Recently I asked my husband to cough up the expensive iPod I bought him for his birthday two years ago. He barely used it, has never plugged it into a computer and it still stored the exact same playlist I uploaded for him as part of the gift.
He just wasn’t that into it.
So I decided: if he wasn’t going to use it – I sure was. I was already struggling for storage on my iPhone and it made sense to delete the music and use the iPod as my portable stereo system. I would download all the tracks and take it for imaginary jogs on the beach. I would keep my playlists fresh all the time and my new iPod will be so excited its new owner loves and cherishes it - unlike the previous owner.
Now… how to work the thing.
Truth be told, even though I think I just scrape into that supposedly “tech-savvy” Generation Y, my capabilities in the digital age are pretty minimal. Sure, while I can work an iPhone, can get around a computer and use social media (albeit pretty basically) – there’s something about the ease of tech that actually makes it so difficult.
Let me explain.
Music
Remember the days where if you heard a song on the radio, you would buy the CD single and have it on repeat until your brain cells exploded? After that you would either discard the CD – depending on just how sick of it you were – or file it away in a CD album.
Then, if the artist of said CD single brought out another great track, you would buy the album. And proceed to have that on repeat until you got your money’s worth.
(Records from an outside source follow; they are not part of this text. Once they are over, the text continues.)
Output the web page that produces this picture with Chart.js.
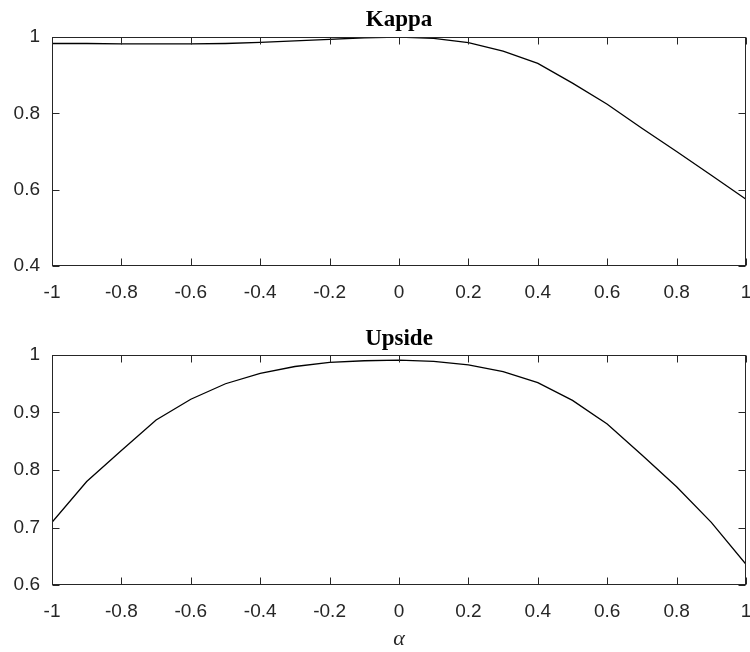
<!DOCTYPE html>
<html>
<head>
<meta charset="utf-8">
<script src="https://cdn.jsdelivr.net/npm/chart.js@4"></script>
<style>
  body { margin: 0; background: #fff; }
  #wrap { position: relative; width: 750px; height: 652px; }
  canvas { position: absolute; left: 0; }
  #kappaChart { top: 0; }
  #upsideChart { top: 300px; }
</style>
</head>
<body>
<div id="wrap">
  <canvas id="kappaChart" width="750" height="300"></canvas>
  <canvas id="upsideChart" width="750" height="352"></canvas>
</div>
<script>
// alpha grid and the two measures evaluated on it
const alphaValues = [-1, -0.9, -0.8, -0.7, -0.6, -0.5, -0.4, -0.3, -0.2, -0.1, 0,
                     0.1, 0.2, 0.3, 0.4, 0.5, 0.6, 0.7, 0.8, 0.9, 1];
const kappaValues = [0.983, 0.983, 0.982, 0.982, 0.982, 0.983, 0.986, 0.990, 0.994, 0.998, 1.0,
                     0.9965, 0.985, 0.963, 0.931, 0.879, 0.824, 0.761, 0.700, 0.638, 0.575];
const upsideValues = [0.709, 0.780, 0.834, 0.887, 0.923, 0.950, 0.968, 0.980, 0.987, 0.990, 0.991,
                      0.989, 0.983, 0.971, 0.952, 0.921, 0.880, 0.826, 0.771, 0.709, 0.636];

const xTickValues = [-1, -0.8, -0.6, -0.4, -0.2, 0, 0.2, 0.4, 0.6, 0.8, 1];
const kappaYTicks = [0.4, 0.6, 0.8, 1];
const upsideYTicks = [0.6, 0.7, 0.8, 0.9, 1];

const axisColor = '#262626';
const tickFont = { family: 'Liberation Sans', size: 19 };

// box round the plot area with short inward ticks on all four sides
const boxTicks = {
    id: 'boxTicks',
    afterDraw(chart) {
        const { ctx, chartArea: a, scales: { x, y } } = chart;
        const len = 7;
        const L = Math.round(a.left) + 0.5, R = Math.round(a.right) - 0.5;
        const T = Math.round(a.top) + 0.5, B = Math.round(a.bottom) - 0.5;
        ctx.save();
        ctx.strokeStyle = axisColor;
        ctx.lineWidth = 1;
        ctx.beginPath();
        x.ticks.forEach(t => {
            const px = Math.round(x.getPixelForValue(t.value)) + 0.5;
            ctx.moveTo(px, B); ctx.lineTo(px, B - len);
            ctx.moveTo(px, T); ctx.lineTo(px, T + len);
        });
        y.ticks.forEach(t => {
            const py = Math.round(y.getPixelForValue(t.value)) + 0.5;
            ctx.moveTo(L, py); ctx.lineTo(L + len, py);
            ctx.moveTo(R, py); ctx.lineTo(R - len, py);
        });
        ctx.stroke();
        ctx.strokeRect(L, T, R - L, B - T);
        ctx.restore();
    }
};

function makeChart(id, title, values, yMin, yMax, yTicks, titlePad, xHeight, showAlpha) {
    const ctx = document.getElementById(id).getContext('2d');
    return new Chart(ctx, {
        type: 'line',
        data: {
            datasets: [{
                data: alphaValues.map((a, i) => ({ x: a, y: values[i] })),
                borderColor: '#000',
                borderWidth: 1.3,
                pointRadius: 0,
                tension: 0,
                fill: false
            }]
        },
        options: {
            responsive: false,
            animation: false,
            layout: { padding: { top: 0, right: 4, bottom: 0, left: 0 } },
            plugins: {
                legend: { display: false },
                tooltip: { enabled: false },
                title: {
                    display: true,
                    text: title,
                    fullSize: false,
                    color: '#000',
                    font: { family: 'Liberation Serif', size: 23, weight: 'bold' },
                    padding: titlePad
                }
            },
            scales: {
                x: {
                    type: 'linear',
                    min: -1,
                    max: 1,
                    grid: { display: false, drawTicks: false },
                    border: { display: false },
                    afterBuildTicks: s => { s.ticks = xTickValues.map(v => ({ value: v })); },
                    ticks: {
                        color: axisColor,
                        font: tickFont,
                        padding: 15.5,
                        maxRotation: 0,
                        autoSkip: false,
                        callback: v => String(v)
                    },
                    title: {
                        display: showAlpha,
                        text: 'α',
                        color: axisColor,
                        font: { family: 'Liberation Serif', size: 22, style: 'italic' },
                        padding: { top: 0, bottom: 0 }
                    },
                    afterFit: s => {
                        s.height = xHeight;
                        s.paddingLeft = 0;
                        s.paddingRight = 0;
                    }
                },
                y: {
                    min: yMin,
                    max: yMax,
                    grid: { display: false, drawTicks: false },
                    border: { display: false },
                    afterBuildTicks: s => { s.ticks = yTicks.map(v => ({ value: v })); },
                    ticks: {
                        color: axisColor,
                        font: tickFont,
                        padding: 12,
                        callback: v => String(v)
                    },
                    afterFit: s => {
                        s.width = 52;
                        s.paddingTop = 0;
                        s.paddingBottom = 0;
                    }
                }
            }
        },
        plugins: [boxTicks]
    });
}

makeChart('kappaChart', 'Kappa', kappaValues, 0.4, 1, kappaYTicks,
          { top: 6.5, bottom: 2.9 }, 34, false);
makeChart('upsideChart', 'Upside', upsideValues, 0.6, 1, upsideYTicks,
          { top: 25.4, bottom: 2 }, 67, true);
</script>
</body>
</html>
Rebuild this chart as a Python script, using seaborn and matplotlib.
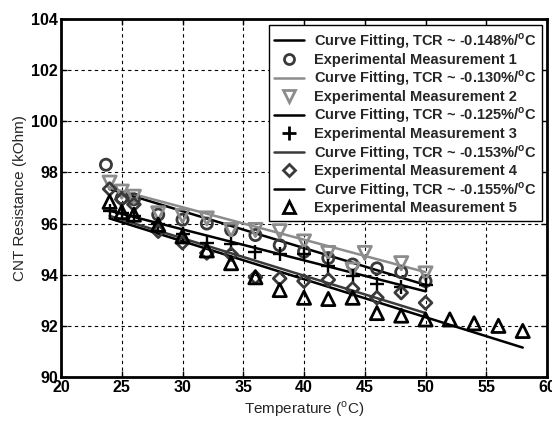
import numpy as np
import pandas as pd
import matplotlib
matplotlib.use("Agg")
import matplotlib.pyplot as plt
from matplotlib.lines import Line2D
import seaborn as sns

# ---------------- data ----------------
T1 = [23.7, 25, 26, 28, 30, 32, 34, 36, 38, 40, 42, 44, 46, 48, 50]
R1 = [98.3, 97.0, 96.95, 96.35, 96.15, 96.0, 95.75, 95.55, 95.15, 94.9, 94.65, 94.4, 94.25, 94.1, 93.75]

T2 = [24, 25, 26, 28, 30, 32, 34, 36, 38, 40, 42, 44, 45, 48, 50]
R2 = [97.6, 97.25, 97.05, 96.4, 96.3, 96.2, 95.75, 95.75, 95.7, 95.3, 94.85, 94.2, 94.85, 94.45, 94.05]

T3 = [24, 25, 26, 28, 30, 32, 34, 36, 38, 40, 42, 44, 46, 48, 50]
R3 = [96.5, 96.4, 96.3, 96.0, 95.6, 95.25, 95.2, 94.9, 94.8, 94.8, 94.35, 93.95, 93.65, 93.5, 93.6]

T4 = [24, 25, 26, 28, 30, 32, 34, 36, 38, 40, 42, 44, 46, 48, 50]
R4 = [97.35, 96.95, 96.75, 95.7, 95.25, 94.85, 94.8, 93.9, 93.85, 93.75, 93.8, 93.45, 93.1, 93.3, 92.9]

T5 = [24, 25, 26, 28, 30, 32, 34, 36, 38, 40, 42, 44, 46, 48, 50, 52, 54, 56, 58]
R5 = [96.85, 96.45, 96.35, 95.95, 95.5, 94.95, 94.45, 93.9, 93.4, 93.1, 93.05, 93.1, 92.5, 92.4, 92.25, 92.25, 92.1, 92.0, 91.8]

# fitted curves (start / end of each fit)
fit_T_start = [24, 24, 24, 24, 24]
fit_T_end = [50, 50, 50, 50, 58]
fit_R_start = [97.35, 97.4, 96.5, 96.3, 96.2]
fit_R_end = [93.6, 94.1, 93.35, 92.5, 91.15]
tcr_labels = ["-0.148", "-0.130", "-0.125", "-0.153", "-0.155"]

x_ticks = [20, 25, 30, 35, 40, 45, 50, 55, 60]
y_ticks = [90, 92, 94, 96, 98, 100, 102, 104]

# ---------------- styles ----------------
line_colors = ["#000000", "#8c8c8c", "#000000", "#3a3a3a", "#000000"]
mk_colors = ["#3a3a3a", "#8c8c8c", "#000000", "#3a3a3a", "#000000"]
mk_shapes = ["o", "v", "+", "D", "^"]
mk_sizes = [8, 9.5, 10.5, 6.5, 9.5]

sns.set_theme(style="white")
plt.rcParams["font.family"] = ["Liberation Sans", "DejaVu Sans"]
plt.rcParams["mathtext.fontset"] = "custom"
plt.rcParams["mathtext.rm"] = "Liberation Sans"
plt.rcParams["mathtext.bf"] = "Liberation Sans:bold"

fig = plt.figure(figsize=(5.52, 4.21), dpi=100)
ax = fig.add_axes([0.1105, 0.1045, 0.8805, 0.8505])

Ts = [T1, T2, T3, T4, T5]
Rs = [R1, R2, R3, R4, R5]

handles, labels = [], []
for i in range(5):
    fit_df = pd.DataFrame({"T": [fit_T_start[i], fit_T_end[i]],
                           "R": [fit_R_start[i], fit_R_end[i]]})
    sns.lineplot(data=fit_df, x="T", y="R", ax=ax, color=line_colors[i],
                 linewidth=1.8, zorder=3)
    df = pd.DataFrame({"T": Ts[i], "R": Rs[i]})
    if mk_shapes[i] == "+":
        sns.scatterplot(data=df, x="T", y="R", ax=ax, marker="+",
                        color=mk_colors[i], s=mk_sizes[i] ** 2,
                        linewidth=1.7, zorder=4)
    else:
        sns.scatterplot(data=df, x="T", y="R", ax=ax, marker=mk_shapes[i],
                        facecolor="none", edgecolor=mk_colors[i],
                        s=mk_sizes[i] ** 2, linewidth=2.0, zorder=4)
    handles.append(Line2D([], [], color=line_colors[i], lw=1.8))
    labels.append("Curve Fitting, TCR ~ " + tcr_labels[i] + r"%/$^{\mathbf{o}}$C")
    handles.append(Line2D([], [], ls="none", marker=mk_shapes[i],
                          markerfacecolor="none", markeredgecolor=mk_colors[i],
                          color=mk_colors[i],
                          markersize=mk_sizes[i] * 0.9, markeredgewidth=2.0))
    labels.append("Experimental Measurement %d" % (i + 1))

ax.set_xlim(20, 60)
ax.set_ylim(90, 104)
ax.set_xticks(x_ticks)
ax.set_yticks(y_ticks)
ax.set_xticklabels([str(v) for v in x_ticks], fontsize=11.5, fontweight="bold")
ax.set_yticklabels([str(v) for v in y_ticks], fontsize=11.5, fontweight="bold")
ax.tick_params(direction="in", length=4, width=1, top=True, right=True,
               bottom=True, left=True, pad=2, colors="black")
ax.grid(True, color="black", linestyle=(0, (3, 3)), linewidth=0.8)
for sp in ax.spines.values():
    sp.set_linewidth(2)
    sp.set_color("black")

ax.set_xlabel(r"Temperature ($^{\rm o}$C)", fontsize=11, labelpad=3)
ax.set_ylabel("CNT Resistance (kOhm)", fontsize=11, labelpad=3)

leg = ax.legend(handles, labels, loc="upper right", bbox_to_anchor=(0.99, 0.982),
                borderaxespad=0, frameon=True, fancybox=False, framealpha=1,
                edgecolor="black", handlelength=2.0, handletextpad=0.7,
                labelspacing=0.12, borderpad=0.4,
                prop={"weight": "bold", "size": 10.5})
leg.get_frame().set_linewidth(1.0)

fig.savefig("out.png", dpi=100)
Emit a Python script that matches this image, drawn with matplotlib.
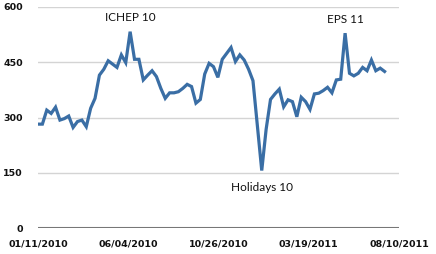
import matplotlib
matplotlib.use("Agg")
import matplotlib.pyplot as plt
import matplotlib.dates as mdates
import pandas as pd

# weekly values, starting 01/11/2010
start_date = "2010-01-11"
values = [282, 282, 320, 311, 328, 293, 297, 304, 273, 289,
          293, 275, 325, 352, 415, 431, 454, 445, 436, 470,
          449, 533, 458, 458, 402, 415, 427, 411, 379, 352,
          367, 367, 370, 379, 390, 384, 339, 349, 418, 447,
          438, 409, 458, 474, 490, 452, 470, 456, 431, 400,
          278, 156, 268, 349, 364, 377, 329, 348, 343, 302,
          355, 343, 322, 364, 366, 373, 382, 367, 402, 404,
          529, 420, 413, 420, 436, 427, 456, 427, 434, 425]
tick_dates = ["2010-01-11", "2010-06-04", "2010-10-26", "2011-03-19", "2011-08-10"]
y_ticks = [0, 150, 300, 450, 600]
# (label, index of the point it refers to, offset in points)
notes = [("ICHEP 10", 21, (0, 10)),
         ("Holidays 10", 51, (0, -12)),
         ("EPS 11", 70, (0, 10))]


def main():
    dates = pd.date_range(start_date, periods=len(values), freq="7D")
    ticks = pd.to_datetime(tick_dates)

    fig = plt.figure(figsize=(4.36, 2.54), dpi=100)
    ax = fig.add_axes([38 / 436, 1 - 228 / 254, 361 / 436, 221 / 254])

    for y in y_ticks[1:]:
        ax.axhline(y, color="#d4d4d4", lw=1, zorder=0)
    ax.axhline(0, color="#777777", lw=1.5, zorder=1)

    ax.plot(dates, values, color="#3a6ea5", lw=2.3, solid_joinstyle="miter", zorder=3)

    for label, i, off in notes:
        ax.annotate(label, xy=(dates[i], values[i]), xytext=off,
                    textcoords="offset points", ha="center", va="center",
                    fontsize=8.5, family="Lato", color="#111111")

    ax.set_xlim(ticks[0], ticks[-1])
    ax.set_ylim(0, 600)
    ax.set_xticks(ticks)
    ax.xaxis.set_major_formatter(mdates.DateFormatter("%m/%d/%Y"))
    ax.set_yticks(y_ticks)
    ax.tick_params(length=0, labelsize=6.8, colors="#111111")
    ax.tick_params(axis="y", pad=11)
    ax.tick_params(axis="x", pad=8)
    for lab in ax.get_xticklabels() + ax.get_yticklabels():
        lab.set_fontweight("bold")
    for s in ax.spines.values():
        s.set_visible(False)

    fig.savefig("out.png", dpi=100)


if __name__ == "__main__":
    main()
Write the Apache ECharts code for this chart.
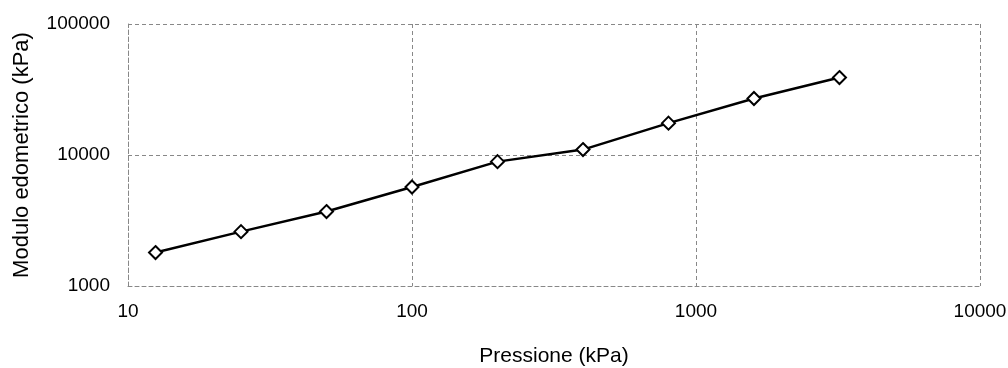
<!DOCTYPE html>
<html lang="it">
<head>
  <meta charset="UTF-8">
  <title>Modulo edometrico</title>
  <script src="https://cdn.jsdelivr.net/npm/echarts@6/dist/echarts.min.js"></script>
  <style>
    body { margin: 0; background: #fff; }
  </style>
</head>
<body>
  <div id="main" style="width:1008px;height:368px;"></div>
<script>
  // pressione (kPa) e modulo edometrico (kPa)
  var pressure = [12.5, 25, 50, 100, 200, 400, 800, 1600, 3200];
  var modulus = [1800, 2600, 3700, 5700, 8900, 11000, 17500, 27000, 39000];

  var xName = 'Pressione (kPa)';
  var yName = 'Modulo edometrico (kPa)';

  var points = pressure.map(function (p, i) { return [p, modulus[i]]; });

  var chart = echarts.init(document.getElementById('main'));
  var dashed = { color: '#888', type: [4, 3], width: 1 };
  // niente separatore delle migliaia
  var plain = function (v) { return String(Math.round(v)); };

  var option = {
    animation: false,
    textStyle: { fontFamily: 'Liberation Sans, Arial, sans-serif' },
    grid: { left: 128, right: 28, top: 24, bottom: 82, outerBoundsMode: 'none' },
    xAxis: {
      type: 'log', logBase: 10, min: 10, max: 10000,
      name: xName, nameLocation: 'middle', nameGap: 60,
      nameTextStyle: { color: '#000', fontSize: 21 },
      axisLine: { show: true, lineStyle: dashed },
      axisTick: { show: false },
      axisLabel: { color: '#000', fontSize: 19, margin: 16, formatter: plain },
      splitLine: { show: true, lineStyle: dashed },
      minorSplitLine: { show: false }
    },
    yAxis: {
      type: 'log', logBase: 10, min: 1000, max: 100000,
      name: yName, nameLocation: 'middle', nameGap: 95,
      nameTextStyle: { color: '#000', fontSize: 22 },
      axisLine: { show: true, lineStyle: dashed },
      axisTick: { show: false },
      axisLabel: { color: '#000', fontSize: 19, margin: 18, formatter: plain },
      splitLine: { show: true, lineStyle: dashed }
    },
    series: [{
      type: 'line',
      data: points,
      symbol: 'diamond',
      symbolSize: 13,
      lineStyle: { color: '#000', width: 2.5 },
      itemStyle: { color: '#fff', borderColor: '#000', borderWidth: 2 }
    }]
  };
  chart.setOption(option);
</script>
</body>
</html>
Once all 18 songs were imprinted into your musical brain, it was filed right next to the single that started it all.
And that’s simply as organized as you needed to be.
Buy. Play. File.
Before the crazy digital age of being able to download and buy music instantly –I am talking simply “Shazamming” a tune you hear on the radio and then purchasing it on iTunes – buying an actual CD was a real treat for me.
It would go something like this:
1. Kat walks into Sanity or HMV and peruses the “Top 20 wall” looking for a track listing that would rock her world.
2. Kat would spend the next hour over lunch or coffee looking through shiny enclosed booklet, would memorise the lyrics and even skim through the acknowledgements.
3. Kat would then excitedly finish her shopping, would head out to the car and open CD case before even opening car door ready to insert and blare at full blast.
Nowadays, the ease of being able to buy music on demand is at once exciting, overwhelming and expensive. The click of a button without someone ringing up a total at a register can get a little too simple and not only can you end up with countless tracks – some you even forget about - but a music “expense” you just did not budget for.
And then there’s the organisation part of it all. If you’re like me, you have zero time to make playlists and file and sort into genre so I end up just having a monster iTunes library with no order whatsoever. As a result, you will often find me skipping tracks more than listening to them because I am just trying to find something decent amongst the album fillers.
I think its time I either get my musical megabytes in order or go back to CD’s because even writing this is exhausting me.
Photos
Remember the days where you would buy a roll of film from the petrol station and insert it into your little black camera? You would then spend the day snapping pictures carefully as you didn’t get another go at them.
Once you finished your roll, you took it to a processing place of your choice and they would either be ready in an hour or the next day. Every moment waiting for those photos to be ready would be filled with anticipation because who bloody knows how they’ll turn out.
Back then, to keep all your memories safe and secure, the only organisation required was a photo album. And because there were only 24 photos, it would only take a short time to insert them in the little clear slips and you would even have time to write a funny little caption!
Nowadays we can take photos with our phones, iPads or tablets, photo and video camera’s and notebooks. And we can take a million of the same photo just to get it just right.
So where does this easy snapping leave me?
The old school gal in me still loves to print and place photos in beautiful albums. With captions.The old school gal in me still miraculously manages to upload photos from every source acceptably. But to organise them is a different story.
So instead of organising them, I print them all. But rather than place the thousands of photos I have printed in albums – they sit in cardboard boxes. Waiting, patiently waiting for the attention I may never give them.
I put my snap-happy disorganisation down to this:
1. Too, too many photos are snapped via too, too many sources. I must get into the habit of deleting the bad ones.
2. Once they are sent off to be printed (when the 9c a print special comes up), they come back in random, ridiculous order. So that means I have to first order them chronologically and then put them in albums. I’ve given up on the funny captions idea for this digital age. Too much work.
3. Not only do I have photos to sort - I have videos. Gone are the days where you had one of those mammoth video camera’s that required a tape of some description. Now we can video everything and everything and it’s distorting my iPhoto library!
The Digital age, while amazing in so many ways, is making my life chaos!
Do you have any handy tips to make my transition from the Stone Age any easier?